Making Funeral Arrangements

Nov 8, 2010

When you engage in the process of devising an estate plan the idea behind it is to make your wishes known so that they can be carried out after you are gone. Distributing your assets to your heirs is probably at the forefront of your thinking while you are building your plan, but there are other matters that should be included as well. There are details that need to be attended to that some people overlook at worst and fail to prioritize at best, and one of these is the matter of funeral arrangements.

In a sense the responsibility that we all have to state our wishes in regard to how we want to be laid to rest is self evident. This is a very personal choice that even your closest family members are not prepared to make in your behalf. Even if you state your preferences to someone verbally on one occasion, you may have made some statement to another family member at a different time. After all, things change over time and it is not uncommon to adopt different perspectives as we age.

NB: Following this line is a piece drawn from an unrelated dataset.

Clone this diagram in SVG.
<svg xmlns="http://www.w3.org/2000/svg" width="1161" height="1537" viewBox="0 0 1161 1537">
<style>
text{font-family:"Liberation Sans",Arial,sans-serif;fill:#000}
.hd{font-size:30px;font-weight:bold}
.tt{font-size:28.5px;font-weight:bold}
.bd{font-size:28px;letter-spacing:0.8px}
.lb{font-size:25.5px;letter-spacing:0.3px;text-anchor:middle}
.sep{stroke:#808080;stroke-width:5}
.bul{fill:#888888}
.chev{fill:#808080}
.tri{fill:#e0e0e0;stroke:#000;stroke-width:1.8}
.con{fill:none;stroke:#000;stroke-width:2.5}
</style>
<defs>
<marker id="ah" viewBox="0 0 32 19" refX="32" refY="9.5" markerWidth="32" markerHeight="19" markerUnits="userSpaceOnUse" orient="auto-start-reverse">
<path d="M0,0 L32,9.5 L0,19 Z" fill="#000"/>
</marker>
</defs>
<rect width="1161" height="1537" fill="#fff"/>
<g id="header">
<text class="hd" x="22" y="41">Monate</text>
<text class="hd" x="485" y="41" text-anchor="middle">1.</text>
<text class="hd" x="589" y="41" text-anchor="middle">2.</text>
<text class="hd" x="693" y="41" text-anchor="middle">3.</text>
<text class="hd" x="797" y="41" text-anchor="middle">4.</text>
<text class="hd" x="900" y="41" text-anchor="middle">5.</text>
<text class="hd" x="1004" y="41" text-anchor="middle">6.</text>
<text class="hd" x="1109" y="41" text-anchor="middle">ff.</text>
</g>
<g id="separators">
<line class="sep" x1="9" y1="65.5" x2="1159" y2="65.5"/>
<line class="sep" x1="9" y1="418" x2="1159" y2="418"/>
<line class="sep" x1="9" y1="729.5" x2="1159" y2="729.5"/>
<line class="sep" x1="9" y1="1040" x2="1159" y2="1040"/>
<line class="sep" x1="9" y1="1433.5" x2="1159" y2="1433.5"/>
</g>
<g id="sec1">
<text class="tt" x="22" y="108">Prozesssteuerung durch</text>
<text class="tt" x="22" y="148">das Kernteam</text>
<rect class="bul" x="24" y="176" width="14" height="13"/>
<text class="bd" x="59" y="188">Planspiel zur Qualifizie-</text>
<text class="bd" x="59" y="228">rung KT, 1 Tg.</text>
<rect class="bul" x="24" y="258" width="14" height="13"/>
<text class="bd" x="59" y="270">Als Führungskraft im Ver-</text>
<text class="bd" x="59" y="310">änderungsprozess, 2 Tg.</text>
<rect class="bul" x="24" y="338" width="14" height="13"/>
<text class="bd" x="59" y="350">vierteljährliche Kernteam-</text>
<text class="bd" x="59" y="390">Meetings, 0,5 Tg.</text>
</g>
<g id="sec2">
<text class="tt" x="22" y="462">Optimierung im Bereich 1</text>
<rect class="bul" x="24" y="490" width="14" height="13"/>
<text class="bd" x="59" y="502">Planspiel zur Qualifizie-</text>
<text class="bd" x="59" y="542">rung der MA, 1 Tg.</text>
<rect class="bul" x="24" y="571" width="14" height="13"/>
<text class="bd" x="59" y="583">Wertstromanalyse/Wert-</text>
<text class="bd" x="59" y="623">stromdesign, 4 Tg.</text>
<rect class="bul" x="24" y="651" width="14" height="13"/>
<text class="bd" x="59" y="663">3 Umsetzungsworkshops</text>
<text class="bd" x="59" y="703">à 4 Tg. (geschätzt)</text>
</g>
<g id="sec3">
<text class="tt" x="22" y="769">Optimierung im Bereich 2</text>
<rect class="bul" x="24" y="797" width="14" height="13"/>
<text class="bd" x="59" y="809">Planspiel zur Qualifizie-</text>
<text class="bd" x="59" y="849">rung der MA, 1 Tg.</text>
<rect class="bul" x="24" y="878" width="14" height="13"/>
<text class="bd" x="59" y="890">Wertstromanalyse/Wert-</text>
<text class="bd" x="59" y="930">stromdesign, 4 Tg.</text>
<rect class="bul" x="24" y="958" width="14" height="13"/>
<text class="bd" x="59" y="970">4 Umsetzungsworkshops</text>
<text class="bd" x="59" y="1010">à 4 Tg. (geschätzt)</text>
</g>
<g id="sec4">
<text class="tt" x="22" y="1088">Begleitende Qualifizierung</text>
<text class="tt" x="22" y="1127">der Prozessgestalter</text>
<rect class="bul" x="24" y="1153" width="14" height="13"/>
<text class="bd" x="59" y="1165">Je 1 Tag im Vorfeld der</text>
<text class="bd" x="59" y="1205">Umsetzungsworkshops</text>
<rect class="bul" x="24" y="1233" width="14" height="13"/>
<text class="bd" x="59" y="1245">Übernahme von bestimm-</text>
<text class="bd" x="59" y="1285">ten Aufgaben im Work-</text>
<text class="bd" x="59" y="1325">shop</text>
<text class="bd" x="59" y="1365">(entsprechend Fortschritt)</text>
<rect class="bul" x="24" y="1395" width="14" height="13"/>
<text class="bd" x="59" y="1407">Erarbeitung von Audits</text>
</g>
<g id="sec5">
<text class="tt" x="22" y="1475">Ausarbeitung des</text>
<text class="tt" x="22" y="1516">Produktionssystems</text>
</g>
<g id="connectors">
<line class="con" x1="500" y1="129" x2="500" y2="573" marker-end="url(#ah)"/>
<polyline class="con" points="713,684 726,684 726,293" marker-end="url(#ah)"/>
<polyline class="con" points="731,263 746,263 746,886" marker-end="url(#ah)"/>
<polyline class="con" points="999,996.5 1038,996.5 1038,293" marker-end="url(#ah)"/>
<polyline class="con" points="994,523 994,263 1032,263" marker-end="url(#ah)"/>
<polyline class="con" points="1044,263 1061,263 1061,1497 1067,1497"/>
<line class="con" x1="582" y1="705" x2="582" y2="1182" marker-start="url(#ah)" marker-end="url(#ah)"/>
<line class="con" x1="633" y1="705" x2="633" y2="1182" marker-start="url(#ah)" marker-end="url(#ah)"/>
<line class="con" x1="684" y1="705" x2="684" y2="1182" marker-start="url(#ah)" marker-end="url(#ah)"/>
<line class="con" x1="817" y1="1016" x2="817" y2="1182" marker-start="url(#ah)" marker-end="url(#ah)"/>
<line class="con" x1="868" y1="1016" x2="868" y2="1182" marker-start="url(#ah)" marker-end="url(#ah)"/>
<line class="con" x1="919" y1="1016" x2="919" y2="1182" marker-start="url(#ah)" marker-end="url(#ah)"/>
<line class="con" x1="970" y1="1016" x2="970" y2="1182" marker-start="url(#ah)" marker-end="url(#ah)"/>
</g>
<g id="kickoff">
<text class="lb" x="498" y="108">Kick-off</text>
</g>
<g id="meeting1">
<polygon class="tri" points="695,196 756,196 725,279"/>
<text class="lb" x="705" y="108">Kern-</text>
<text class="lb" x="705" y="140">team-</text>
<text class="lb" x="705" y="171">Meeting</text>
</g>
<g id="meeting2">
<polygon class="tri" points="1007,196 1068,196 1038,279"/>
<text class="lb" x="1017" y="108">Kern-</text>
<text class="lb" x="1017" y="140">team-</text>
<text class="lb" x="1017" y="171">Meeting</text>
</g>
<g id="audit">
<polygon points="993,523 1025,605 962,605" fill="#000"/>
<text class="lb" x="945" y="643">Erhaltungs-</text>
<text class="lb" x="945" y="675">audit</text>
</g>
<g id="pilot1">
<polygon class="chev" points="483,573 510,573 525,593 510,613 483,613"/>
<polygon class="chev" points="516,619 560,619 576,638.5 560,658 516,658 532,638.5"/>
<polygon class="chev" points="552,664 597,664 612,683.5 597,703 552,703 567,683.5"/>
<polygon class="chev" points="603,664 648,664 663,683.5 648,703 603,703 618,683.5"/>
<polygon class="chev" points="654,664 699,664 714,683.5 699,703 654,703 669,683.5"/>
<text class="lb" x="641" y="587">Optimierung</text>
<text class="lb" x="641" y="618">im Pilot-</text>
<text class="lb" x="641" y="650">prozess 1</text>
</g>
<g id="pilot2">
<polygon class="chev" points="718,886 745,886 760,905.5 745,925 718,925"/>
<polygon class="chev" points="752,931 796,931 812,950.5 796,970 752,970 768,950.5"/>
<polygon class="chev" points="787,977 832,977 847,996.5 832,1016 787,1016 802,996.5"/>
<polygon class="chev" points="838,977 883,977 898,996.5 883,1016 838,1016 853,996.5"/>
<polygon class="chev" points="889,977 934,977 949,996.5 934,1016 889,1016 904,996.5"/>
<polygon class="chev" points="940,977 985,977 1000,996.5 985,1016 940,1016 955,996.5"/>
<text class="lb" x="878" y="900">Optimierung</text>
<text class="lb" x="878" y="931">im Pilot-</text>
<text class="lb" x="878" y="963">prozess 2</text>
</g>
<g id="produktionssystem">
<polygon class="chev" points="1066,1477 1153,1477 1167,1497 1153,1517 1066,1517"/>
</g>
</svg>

By the same token, if you never discussed the matter with anyone and didn’t take the time to leave anything behind in writing, your loved ones will have to make plans with no road map. They may not concur on the details concerning whether you are to be cremated or buried, or whether you will be laid to rest in a direct or traditional manner. At a time like this the last thing you want to leave behind is an added layer of stress and potential acrimony among your loved ones. Some people may feel uncomfortable addressing the matter, but cost is an issue at well. Do you really desire a lavish proceeding that costs $20,000 or more, or would you prefer to go the economical route and put that money in the pockets of your children or grandchildren?

Funeral planning should be a part of any comprehensive estate plan, to actualize your specific desires, save your family from potential difficulties, or both.